Can you write out all the lines word for word, with no pictures?

--*--

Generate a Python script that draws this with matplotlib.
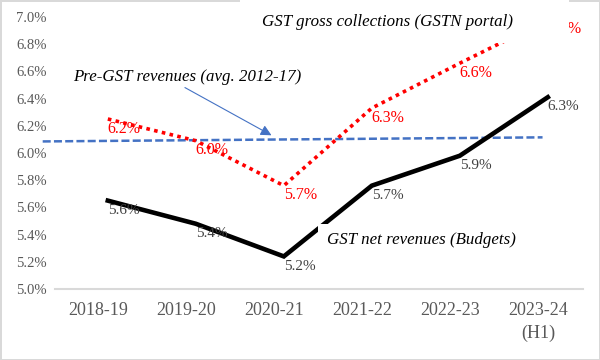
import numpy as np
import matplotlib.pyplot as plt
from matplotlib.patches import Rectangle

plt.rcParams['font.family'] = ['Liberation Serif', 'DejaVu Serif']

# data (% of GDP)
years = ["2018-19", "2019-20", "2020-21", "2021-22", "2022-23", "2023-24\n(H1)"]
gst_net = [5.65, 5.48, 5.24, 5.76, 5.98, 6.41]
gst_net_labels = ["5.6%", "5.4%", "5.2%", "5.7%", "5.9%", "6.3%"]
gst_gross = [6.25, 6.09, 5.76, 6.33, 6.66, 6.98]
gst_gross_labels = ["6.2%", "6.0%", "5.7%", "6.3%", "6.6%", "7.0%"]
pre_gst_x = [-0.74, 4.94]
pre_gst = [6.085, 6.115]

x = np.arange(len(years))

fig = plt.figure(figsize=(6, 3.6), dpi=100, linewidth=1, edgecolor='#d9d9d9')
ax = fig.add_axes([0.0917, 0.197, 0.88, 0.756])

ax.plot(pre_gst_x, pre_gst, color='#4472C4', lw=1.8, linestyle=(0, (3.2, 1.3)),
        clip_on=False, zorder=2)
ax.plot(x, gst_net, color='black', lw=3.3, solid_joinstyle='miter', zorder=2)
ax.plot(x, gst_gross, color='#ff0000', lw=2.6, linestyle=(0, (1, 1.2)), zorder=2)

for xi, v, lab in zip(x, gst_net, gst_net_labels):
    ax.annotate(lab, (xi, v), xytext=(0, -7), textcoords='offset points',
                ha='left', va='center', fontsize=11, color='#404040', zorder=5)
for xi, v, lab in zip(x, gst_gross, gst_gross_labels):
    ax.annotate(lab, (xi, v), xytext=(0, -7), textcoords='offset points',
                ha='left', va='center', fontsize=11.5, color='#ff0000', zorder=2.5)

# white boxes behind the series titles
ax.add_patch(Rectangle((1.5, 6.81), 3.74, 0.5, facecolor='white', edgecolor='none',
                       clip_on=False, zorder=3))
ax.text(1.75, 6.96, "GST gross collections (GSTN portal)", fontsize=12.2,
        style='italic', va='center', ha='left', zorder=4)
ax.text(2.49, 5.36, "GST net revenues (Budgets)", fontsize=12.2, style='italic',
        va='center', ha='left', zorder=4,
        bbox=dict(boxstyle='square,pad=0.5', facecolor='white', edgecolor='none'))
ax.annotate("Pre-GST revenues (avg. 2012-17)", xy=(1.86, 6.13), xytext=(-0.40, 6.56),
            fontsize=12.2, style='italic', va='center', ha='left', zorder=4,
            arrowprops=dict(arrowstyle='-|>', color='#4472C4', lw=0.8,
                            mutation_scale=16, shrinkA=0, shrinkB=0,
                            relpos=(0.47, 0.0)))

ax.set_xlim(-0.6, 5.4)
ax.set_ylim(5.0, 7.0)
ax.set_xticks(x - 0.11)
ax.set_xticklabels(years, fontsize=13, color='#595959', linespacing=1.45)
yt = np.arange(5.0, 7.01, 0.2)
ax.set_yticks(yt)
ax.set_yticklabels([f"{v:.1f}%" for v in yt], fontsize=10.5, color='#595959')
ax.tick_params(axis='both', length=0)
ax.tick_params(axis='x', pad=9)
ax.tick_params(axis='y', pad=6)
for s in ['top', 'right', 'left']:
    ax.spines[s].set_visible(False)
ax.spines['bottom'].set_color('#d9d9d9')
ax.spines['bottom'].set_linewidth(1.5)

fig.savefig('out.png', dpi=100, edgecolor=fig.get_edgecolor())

--*--

(Final answer):
Generate a Python script that draws this with matplotlib.
import numpy as np
import matplotlib.pyplot as plt
from matplotlib.patches import Rectangle

plt.rcParams['font.family'] = ['Liberation Serif', 'DejaVu Serif']

# data (% of GDP)
years = ["2018-19", "2019-20", "2020-21", "2021-22", "2022-23", "2023-24\n(H1)"]
gst_net = [5.65, 5.48, 5.24, 5.76, 5.98, 6.41]
gst_net_labels = ["5.6%", "5.4%", "5.2%", "5.7%", "5.9%", "6.3%"]
gst_gross = [6.25, 6.09, 5.76, 6.33, 6.66, 6.98]
gst_gross_labels = ["6.2%", "6.0%", "5.7%", "6.3%", "6.6%", "7.0%"]
pre_gst_x = [-0.74, 4.94]
pre_gst = [6.085, 6.115]

x = np.arange(len(years))

fig = plt.figure(figsize=(6, 3.6), dpi=100, linewidth=1, edgecolor='#d9d9d9')
ax = fig.add_axes([0.0917, 0.197, 0.88, 0.756])

ax.plot(pre_gst_x, pre_gst, color='#4472C4', lw=1.8, linestyle=(0, (3.2, 1.3)),
        clip_on=False, zorder=2)
ax.plot(x, gst_net, color='black', lw=3.3, solid_joinstyle='miter', zorder=2)
ax.plot(x, gst_gross, color='#ff0000', lw=2.6, linestyle=(0, (1, 1.2)), zorder=2)

for xi, v, lab in zip(x, gst_net, gst_net_labels):
    ax.annotate(lab, (xi, v), xytext=(0, -7), textcoords='offset points',
                ha='left', va='center', fontsize=11, color='#404040', zorder=5)
for xi, v, lab in zip(x, gst_gross, gst_gross_labels):
    ax.annotate(lab, (xi, v), xytext=(0, -7), textcoords='offset points',
                ha='left', va='center', fontsize=11.5, color='#ff0000', zorder=2.5)

# white boxes behind the series titles
ax.add_patch(Rectangle((1.5, 6.81), 3.74, 0.5, facecolor='white', edgecolor='none',
                       clip_on=False, zorder=3))
ax.text(1.75, 6.96, "GST gross collections (GSTN portal)", fontsize=12.2,
        style='italic', va='center', ha='left', zorder=4)
ax.text(2.49, 5.36, "GST net revenues (Budgets)", fontsize=12.2, style='italic',
        va='center', ha='left', zorder=4,
        bbox=dict(boxstyle='square,pad=0.5', facecolor='white', edgecolor='none'))
ax.annotate("Pre-GST revenues (avg. 2012-17)", xy=(1.86, 6.13), xytext=(-0.40, 6.56),
            fontsize=12.2, style='italic', va='center', ha='left', zorder=4,
            arrowprops=dict(arrowstyle='-|>', color='#4472C4', lw=0.8,
                            mutation_scale=16, shrinkA=0, shrinkB=0,
                            relpos=(0.47, 0.0)))

ax.set_xlim(-0.6, 5.4)
ax.set_ylim(5.0, 7.0)
ax.set_xticks(x - 0.11)
ax.set_xticklabels(years, fontsize=13, color='#595959', linespacing=1.45)
yt = np.arange(5.0, 7.01, 0.2)
ax.set_yticks(yt)
ax.set_yticklabels([f"{v:.1f}%" for v in yt], fontsize=10.5, color='#595959')
ax.tick_params(axis='both', length=0)
ax.tick_params(axis='x', pad=9)
ax.tick_params(axis='y', pad=6)
for s in ['top', 'right', 'left']:
    ax.spines[s].set_visible(False)
ax.spines['bottom'].set_color('#d9d9d9')
ax.spines['bottom'].set_linewidth(1.5)

fig.savefig('out.png', dpi=100, edgecolor=fig.get_edgecolor())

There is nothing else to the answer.